— begin —

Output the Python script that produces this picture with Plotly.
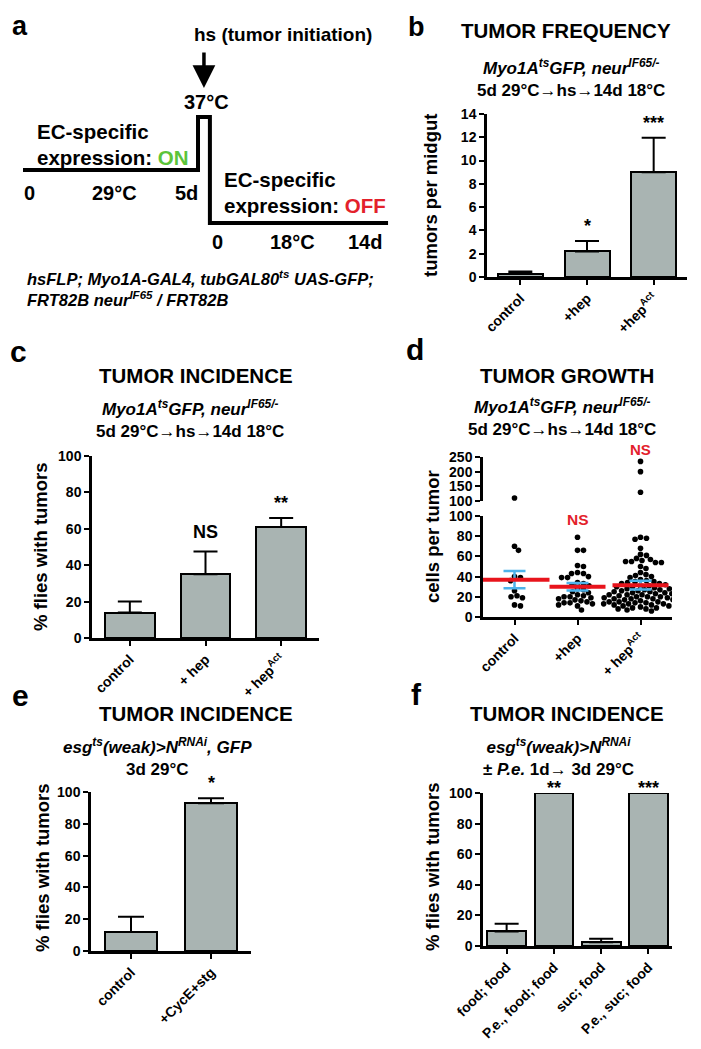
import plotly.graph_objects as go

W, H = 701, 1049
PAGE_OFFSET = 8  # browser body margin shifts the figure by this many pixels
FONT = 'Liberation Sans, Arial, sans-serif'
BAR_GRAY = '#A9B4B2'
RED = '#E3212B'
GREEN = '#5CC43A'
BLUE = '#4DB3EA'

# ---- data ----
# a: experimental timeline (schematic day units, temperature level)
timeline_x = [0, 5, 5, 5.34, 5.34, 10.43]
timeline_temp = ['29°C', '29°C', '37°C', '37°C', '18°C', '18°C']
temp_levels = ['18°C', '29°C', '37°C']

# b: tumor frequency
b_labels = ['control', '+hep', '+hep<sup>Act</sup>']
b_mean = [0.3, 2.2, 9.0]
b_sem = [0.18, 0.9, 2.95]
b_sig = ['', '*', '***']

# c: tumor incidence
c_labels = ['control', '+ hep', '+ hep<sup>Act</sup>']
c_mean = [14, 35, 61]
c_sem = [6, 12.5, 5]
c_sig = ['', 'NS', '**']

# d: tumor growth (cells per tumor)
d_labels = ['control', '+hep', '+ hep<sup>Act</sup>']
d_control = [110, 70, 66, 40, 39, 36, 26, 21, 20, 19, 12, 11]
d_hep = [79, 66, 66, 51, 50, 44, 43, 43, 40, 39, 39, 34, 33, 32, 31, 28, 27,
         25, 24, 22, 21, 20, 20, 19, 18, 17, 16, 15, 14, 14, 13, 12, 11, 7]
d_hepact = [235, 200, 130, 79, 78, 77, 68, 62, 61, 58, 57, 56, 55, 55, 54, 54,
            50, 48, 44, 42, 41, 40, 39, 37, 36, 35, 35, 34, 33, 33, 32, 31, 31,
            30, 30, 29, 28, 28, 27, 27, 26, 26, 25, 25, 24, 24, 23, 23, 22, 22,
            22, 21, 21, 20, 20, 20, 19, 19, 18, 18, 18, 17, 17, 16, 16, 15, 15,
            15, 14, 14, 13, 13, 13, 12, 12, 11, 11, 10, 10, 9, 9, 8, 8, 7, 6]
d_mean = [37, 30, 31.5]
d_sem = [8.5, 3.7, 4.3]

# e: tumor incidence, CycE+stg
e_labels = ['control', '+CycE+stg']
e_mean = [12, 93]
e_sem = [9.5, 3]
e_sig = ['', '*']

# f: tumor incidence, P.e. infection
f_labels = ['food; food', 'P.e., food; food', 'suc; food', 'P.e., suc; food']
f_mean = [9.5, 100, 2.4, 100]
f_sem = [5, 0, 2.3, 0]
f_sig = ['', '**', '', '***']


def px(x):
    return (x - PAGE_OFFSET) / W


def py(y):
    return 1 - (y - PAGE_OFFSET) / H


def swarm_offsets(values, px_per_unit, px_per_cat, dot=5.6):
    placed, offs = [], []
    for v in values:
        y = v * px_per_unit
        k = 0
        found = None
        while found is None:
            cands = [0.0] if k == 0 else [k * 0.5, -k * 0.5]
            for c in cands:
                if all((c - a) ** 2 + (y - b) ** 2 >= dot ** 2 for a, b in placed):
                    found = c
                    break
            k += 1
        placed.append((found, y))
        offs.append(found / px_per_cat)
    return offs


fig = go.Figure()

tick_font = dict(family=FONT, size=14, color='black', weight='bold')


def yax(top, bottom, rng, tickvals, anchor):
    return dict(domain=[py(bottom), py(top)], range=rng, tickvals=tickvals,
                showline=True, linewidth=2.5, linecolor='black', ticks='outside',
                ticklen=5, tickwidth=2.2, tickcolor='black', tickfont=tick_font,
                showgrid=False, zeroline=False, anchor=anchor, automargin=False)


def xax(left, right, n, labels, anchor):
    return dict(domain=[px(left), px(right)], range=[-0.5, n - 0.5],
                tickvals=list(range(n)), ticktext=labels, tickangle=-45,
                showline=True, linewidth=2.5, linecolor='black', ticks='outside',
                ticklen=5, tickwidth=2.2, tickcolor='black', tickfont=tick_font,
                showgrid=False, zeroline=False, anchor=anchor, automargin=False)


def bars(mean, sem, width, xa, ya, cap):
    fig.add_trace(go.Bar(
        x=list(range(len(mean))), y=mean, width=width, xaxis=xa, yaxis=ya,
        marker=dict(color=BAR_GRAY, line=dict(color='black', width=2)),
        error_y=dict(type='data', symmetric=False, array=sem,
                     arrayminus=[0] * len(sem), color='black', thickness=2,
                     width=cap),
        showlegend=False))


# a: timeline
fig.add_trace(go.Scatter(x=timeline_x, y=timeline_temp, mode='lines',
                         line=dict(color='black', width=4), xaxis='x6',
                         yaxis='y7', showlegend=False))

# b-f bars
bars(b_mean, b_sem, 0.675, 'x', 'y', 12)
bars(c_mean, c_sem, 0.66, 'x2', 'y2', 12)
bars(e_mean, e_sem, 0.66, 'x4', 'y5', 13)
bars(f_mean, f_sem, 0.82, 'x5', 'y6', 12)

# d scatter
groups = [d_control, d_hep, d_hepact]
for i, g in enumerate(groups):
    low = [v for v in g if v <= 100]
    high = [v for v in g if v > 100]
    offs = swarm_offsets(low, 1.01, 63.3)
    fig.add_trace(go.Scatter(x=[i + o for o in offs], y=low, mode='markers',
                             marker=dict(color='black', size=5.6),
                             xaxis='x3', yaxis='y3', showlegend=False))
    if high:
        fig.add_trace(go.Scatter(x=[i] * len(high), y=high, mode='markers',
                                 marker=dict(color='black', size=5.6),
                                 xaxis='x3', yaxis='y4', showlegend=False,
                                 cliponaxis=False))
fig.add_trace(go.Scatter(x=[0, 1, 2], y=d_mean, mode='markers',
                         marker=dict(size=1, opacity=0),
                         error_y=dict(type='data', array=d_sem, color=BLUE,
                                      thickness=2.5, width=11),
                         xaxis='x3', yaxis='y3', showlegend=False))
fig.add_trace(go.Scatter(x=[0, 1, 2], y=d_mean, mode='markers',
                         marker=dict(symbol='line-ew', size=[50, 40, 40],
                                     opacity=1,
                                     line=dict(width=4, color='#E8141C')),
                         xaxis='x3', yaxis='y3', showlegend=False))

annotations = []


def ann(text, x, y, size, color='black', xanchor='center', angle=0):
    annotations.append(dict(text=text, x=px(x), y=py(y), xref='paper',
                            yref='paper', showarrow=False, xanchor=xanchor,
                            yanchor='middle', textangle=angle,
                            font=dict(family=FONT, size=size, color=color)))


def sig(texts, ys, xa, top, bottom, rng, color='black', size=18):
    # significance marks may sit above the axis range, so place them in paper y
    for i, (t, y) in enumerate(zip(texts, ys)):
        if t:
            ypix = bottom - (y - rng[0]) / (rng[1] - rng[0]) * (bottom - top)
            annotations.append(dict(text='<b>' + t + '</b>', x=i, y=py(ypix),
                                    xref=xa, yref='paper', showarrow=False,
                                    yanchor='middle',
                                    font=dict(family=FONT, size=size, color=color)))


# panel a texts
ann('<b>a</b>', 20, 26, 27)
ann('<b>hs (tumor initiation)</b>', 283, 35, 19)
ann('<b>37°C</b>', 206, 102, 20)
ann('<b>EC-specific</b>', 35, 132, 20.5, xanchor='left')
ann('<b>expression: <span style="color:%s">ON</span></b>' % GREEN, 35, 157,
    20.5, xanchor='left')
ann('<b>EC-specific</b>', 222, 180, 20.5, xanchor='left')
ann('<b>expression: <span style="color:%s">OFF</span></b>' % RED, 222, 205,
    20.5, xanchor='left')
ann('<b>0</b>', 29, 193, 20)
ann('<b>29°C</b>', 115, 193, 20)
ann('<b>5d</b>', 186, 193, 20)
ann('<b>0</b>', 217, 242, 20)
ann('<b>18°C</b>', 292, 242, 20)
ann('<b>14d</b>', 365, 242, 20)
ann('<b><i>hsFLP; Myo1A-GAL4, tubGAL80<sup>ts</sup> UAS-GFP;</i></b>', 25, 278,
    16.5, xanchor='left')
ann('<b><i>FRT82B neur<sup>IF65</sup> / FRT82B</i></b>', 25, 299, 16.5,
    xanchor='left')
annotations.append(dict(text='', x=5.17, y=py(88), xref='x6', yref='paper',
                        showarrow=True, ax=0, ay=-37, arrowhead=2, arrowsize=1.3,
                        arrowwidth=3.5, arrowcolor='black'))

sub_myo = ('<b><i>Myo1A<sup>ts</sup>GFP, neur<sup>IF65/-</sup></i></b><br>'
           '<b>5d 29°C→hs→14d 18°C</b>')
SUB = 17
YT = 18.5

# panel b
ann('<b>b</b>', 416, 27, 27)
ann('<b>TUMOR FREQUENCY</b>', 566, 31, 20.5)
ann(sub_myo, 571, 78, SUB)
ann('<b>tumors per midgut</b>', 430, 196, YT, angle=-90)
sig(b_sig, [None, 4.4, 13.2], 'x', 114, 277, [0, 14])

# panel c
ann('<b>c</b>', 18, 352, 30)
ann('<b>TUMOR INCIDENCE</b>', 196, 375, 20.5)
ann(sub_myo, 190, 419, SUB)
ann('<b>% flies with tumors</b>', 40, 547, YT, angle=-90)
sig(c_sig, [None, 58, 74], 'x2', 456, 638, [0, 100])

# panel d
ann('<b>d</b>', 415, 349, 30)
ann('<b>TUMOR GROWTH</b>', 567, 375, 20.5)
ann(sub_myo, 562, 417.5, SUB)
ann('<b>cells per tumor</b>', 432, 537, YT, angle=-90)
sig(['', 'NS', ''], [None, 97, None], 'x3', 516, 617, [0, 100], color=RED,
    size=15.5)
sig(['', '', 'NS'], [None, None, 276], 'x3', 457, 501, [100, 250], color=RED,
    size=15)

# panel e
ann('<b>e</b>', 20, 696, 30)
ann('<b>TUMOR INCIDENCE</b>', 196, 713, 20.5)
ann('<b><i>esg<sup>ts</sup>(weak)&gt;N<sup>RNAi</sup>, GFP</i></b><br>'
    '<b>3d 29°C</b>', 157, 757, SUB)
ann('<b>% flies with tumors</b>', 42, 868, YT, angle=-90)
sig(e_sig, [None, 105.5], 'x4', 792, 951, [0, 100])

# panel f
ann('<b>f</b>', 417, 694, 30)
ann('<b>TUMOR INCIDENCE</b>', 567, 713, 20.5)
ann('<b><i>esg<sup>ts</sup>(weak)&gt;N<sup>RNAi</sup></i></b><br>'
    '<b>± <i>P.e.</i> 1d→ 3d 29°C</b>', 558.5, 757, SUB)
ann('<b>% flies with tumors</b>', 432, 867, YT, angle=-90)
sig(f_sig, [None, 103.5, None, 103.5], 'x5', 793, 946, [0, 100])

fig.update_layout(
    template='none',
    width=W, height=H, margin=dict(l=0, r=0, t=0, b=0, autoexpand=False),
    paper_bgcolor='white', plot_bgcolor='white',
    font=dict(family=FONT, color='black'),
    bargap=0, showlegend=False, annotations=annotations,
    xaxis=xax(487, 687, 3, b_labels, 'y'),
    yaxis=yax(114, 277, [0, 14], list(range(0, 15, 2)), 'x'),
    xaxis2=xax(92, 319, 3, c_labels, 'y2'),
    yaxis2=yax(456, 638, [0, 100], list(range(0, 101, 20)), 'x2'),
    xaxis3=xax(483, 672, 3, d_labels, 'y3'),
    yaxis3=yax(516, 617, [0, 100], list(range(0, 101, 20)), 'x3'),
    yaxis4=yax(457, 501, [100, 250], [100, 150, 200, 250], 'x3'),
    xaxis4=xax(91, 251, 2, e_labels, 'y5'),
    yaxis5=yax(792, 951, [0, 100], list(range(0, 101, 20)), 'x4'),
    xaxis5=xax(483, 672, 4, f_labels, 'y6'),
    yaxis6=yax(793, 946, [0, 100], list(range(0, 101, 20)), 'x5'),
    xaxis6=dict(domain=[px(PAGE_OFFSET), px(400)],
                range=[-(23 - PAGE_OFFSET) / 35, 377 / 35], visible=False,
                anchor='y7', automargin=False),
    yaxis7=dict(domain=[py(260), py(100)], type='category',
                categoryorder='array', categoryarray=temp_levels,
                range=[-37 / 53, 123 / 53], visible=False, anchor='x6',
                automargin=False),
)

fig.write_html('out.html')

— end —

- **Description of the task**:
From the first line above to the line containing "return 1 - (y - PAGE_OFFSET) / H", repeat each line exactly. Pictures stay out.

- **Full solution**:
Output the Python script that produces this picture with Plotly.
import plotly.graph_objects as go

W, H = 701, 1049
PAGE_OFFSET = 8  # browser body margin shifts the figure by this many pixels
FONT = 'Liberation Sans, Arial, sans-serif'
BAR_GRAY = '#A9B4B2'
RED = '#E3212B'
GREEN = '#5CC43A'
BLUE = '#4DB3EA'

# ---- data ----
# a: experimental timeline (schematic day units, temperature level)
timeline_x = [0, 5, 5, 5.34, 5.34, 10.43]
timeline_temp = ['29°C', '29°C', '37°C', '37°C', '18°C', '18°C']
temp_levels = ['18°C', '29°C', '37°C']

# b: tumor frequency
b_labels = ['control', '+hep', '+hep<sup>Act</sup>']
b_mean = [0.3, 2.2, 9.0]
b_sem = [0.18, 0.9, 2.95]
b_sig = ['', '*', '***']

# c: tumor incidence
c_labels = ['control', '+ hep', '+ hep<sup>Act</sup>']
c_mean = [14, 35, 61]
c_sem = [6, 12.5, 5]
c_sig = ['', 'NS', '**']

# d: tumor growth (cells per tumor)
d_labels = ['control', '+hep', '+ hep<sup>Act</sup>']
d_control = [110, 70, 66, 40, 39, 36, 26, 21, 20, 19, 12, 11]
d_hep = [79, 66, 66, 51, 50, 44, 43, 43, 40, 39, 39, 34, 33, 32, 31, 28, 27,
         25, 24, 22, 21, 20, 20, 19, 18, 17, 16, 15, 14, 14, 13, 12, 11, 7]
d_hepact = [235, 200, 130, 79, 78, 77, 68, 62, 61, 58, 57, 56, 55, 55, 54, 54,
            50, 48, 44, 42, 41, 40, 39, 37, 36, 35, 35, 34, 33, 33, 32, 31, 31,
            30, 30, 29, 28, 28, 27, 27, 26, 26, 25, 25, 24, 24, 23, 23, 22, 22,
            22, 21, 21, 20, 20, 20, 19, 19, 18, 18, 18, 17, 17, 16, 16, 15, 15,
            15, 14, 14, 13, 13, 13, 12, 12, 11, 11, 10, 10, 9, 9, 8, 8, 7, 6]
d_mean = [37, 30, 31.5]
d_sem = [8.5, 3.7, 4.3]

# e: tumor incidence, CycE+stg
e_labels = ['control', '+CycE+stg']
e_mean = [12, 93]
e_sem = [9.5, 3]
e_sig = ['', '*']

# f: tumor incidence, P.e. infection
f_labels = ['food; food', 'P.e., food; food', 'suc; food', 'P.e., suc; food']
f_mean = [9.5, 100, 2.4, 100]
f_sem = [5, 0, 2.3, 0]
f_sig = ['', '**', '', '***']


def px(x):
    return (x - PAGE_OFFSET) / W


def py(y):
    return 1 - (y - PAGE_OFFSET) / H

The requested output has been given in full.